WORK TO COMPLETE: Transcribe the lines from the start of the data below through the line with "Inc. items and", word for word and nothing more.

### RECORDED DATA ###

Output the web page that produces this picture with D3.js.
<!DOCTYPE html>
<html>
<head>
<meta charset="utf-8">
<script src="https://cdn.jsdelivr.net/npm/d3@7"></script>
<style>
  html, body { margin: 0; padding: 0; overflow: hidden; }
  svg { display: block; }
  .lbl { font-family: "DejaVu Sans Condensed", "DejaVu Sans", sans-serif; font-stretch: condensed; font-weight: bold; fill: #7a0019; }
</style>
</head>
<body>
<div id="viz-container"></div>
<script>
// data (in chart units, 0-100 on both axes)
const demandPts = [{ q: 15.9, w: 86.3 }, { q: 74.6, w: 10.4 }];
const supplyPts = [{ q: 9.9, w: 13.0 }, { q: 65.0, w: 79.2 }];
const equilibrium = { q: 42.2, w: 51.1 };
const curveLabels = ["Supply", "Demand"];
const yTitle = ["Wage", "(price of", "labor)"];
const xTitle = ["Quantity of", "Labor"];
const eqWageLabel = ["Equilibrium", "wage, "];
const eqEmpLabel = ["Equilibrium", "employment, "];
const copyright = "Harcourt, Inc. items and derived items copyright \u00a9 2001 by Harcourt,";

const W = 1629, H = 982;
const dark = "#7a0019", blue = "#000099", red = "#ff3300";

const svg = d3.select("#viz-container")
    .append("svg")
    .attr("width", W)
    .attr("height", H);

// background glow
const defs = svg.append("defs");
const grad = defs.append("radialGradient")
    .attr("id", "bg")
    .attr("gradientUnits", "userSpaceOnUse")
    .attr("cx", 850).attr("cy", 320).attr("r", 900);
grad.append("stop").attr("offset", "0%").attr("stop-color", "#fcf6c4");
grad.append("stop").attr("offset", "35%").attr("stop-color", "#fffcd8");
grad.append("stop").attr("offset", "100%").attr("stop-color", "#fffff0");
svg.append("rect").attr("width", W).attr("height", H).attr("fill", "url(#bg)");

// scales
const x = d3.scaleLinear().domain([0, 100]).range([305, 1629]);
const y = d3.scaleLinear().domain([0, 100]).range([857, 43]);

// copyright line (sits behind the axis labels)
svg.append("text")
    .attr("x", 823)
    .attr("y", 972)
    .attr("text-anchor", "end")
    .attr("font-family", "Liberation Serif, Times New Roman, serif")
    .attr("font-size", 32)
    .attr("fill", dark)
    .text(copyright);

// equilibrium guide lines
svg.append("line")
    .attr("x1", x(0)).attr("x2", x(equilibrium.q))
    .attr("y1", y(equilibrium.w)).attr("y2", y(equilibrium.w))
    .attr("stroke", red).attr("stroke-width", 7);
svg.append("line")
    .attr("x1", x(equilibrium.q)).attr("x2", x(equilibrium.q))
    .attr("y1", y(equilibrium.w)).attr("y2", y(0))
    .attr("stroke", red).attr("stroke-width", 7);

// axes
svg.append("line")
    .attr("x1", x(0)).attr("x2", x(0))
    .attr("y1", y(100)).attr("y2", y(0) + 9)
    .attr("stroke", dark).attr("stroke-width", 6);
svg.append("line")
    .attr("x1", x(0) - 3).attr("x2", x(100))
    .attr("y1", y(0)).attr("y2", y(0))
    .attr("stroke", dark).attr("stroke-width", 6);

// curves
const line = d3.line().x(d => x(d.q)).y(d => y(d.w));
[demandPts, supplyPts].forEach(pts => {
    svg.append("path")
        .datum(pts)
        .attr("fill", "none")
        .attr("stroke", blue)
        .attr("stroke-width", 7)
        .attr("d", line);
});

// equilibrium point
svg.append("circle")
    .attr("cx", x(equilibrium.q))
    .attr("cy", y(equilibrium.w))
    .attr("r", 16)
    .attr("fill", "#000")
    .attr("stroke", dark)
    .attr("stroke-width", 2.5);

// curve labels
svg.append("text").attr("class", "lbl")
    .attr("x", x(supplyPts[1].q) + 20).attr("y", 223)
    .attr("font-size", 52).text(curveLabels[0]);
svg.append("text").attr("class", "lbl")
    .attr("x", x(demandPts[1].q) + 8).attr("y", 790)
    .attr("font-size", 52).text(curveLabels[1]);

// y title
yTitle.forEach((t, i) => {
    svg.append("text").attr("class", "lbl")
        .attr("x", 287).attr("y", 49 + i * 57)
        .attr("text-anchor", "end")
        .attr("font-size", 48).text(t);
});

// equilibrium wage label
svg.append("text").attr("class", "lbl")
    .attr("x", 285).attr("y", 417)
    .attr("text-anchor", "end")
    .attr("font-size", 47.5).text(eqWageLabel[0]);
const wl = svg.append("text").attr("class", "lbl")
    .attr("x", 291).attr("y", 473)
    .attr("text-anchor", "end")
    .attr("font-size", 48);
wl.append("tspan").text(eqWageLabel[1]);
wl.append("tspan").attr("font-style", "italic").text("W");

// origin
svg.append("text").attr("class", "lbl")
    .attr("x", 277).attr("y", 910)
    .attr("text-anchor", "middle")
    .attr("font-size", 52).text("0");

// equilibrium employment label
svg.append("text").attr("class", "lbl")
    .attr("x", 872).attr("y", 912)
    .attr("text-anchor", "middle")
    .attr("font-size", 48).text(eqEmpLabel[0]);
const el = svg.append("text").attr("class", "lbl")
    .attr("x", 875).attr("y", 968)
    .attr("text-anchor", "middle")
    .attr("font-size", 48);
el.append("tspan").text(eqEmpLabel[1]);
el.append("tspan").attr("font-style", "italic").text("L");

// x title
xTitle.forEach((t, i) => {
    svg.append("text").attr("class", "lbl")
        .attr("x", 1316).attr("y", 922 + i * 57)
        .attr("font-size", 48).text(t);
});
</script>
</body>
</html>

###

RESPONSE TO THIS EXERCISE:
Output the web page that produces this picture with D3.js.
<!DOCTYPE html>
<html>
<head>
<meta charset="utf-8">
<script src="https://cdn.jsdelivr.net/npm/d3@7"></script>
<style>
  html, body { margin: 0; padding: 0; overflow: hidden; }
  svg { display: block; }
  .lbl { font-family: "DejaVu Sans Condensed", "DejaVu Sans", sans-serif; font-stretch: condensed; font-weight: bold; fill: #7a0019; }
</style>
</head>
<body>
<div id="viz-container"></div>
<script>
// data (in chart units, 0-100 on both axes)
const demandPts = [{ q: 15.9, w: 86.3 }, { q: 74.6, w: 10.4 }];
const supplyPts = [{ q: 9.9, w: 13.0 }, { q: 65.0, w: 79.2 }];
const equilibrium = { q: 42.2, w: 51.1 };
const curveLabels = ["Supply", "Demand"];
const yTitle = ["Wage", "(price of", "labor)"];
const xTitle = ["Quantity of", "Labor"];
const eqWageLabel = ["Equilibrium", "wage, "];
const eqEmpLabel = ["Equilibrium", "employment, "];
const copyright = "Harcourt, Inc. items and derived items copyright \u00a9 2001 by Harcourt,";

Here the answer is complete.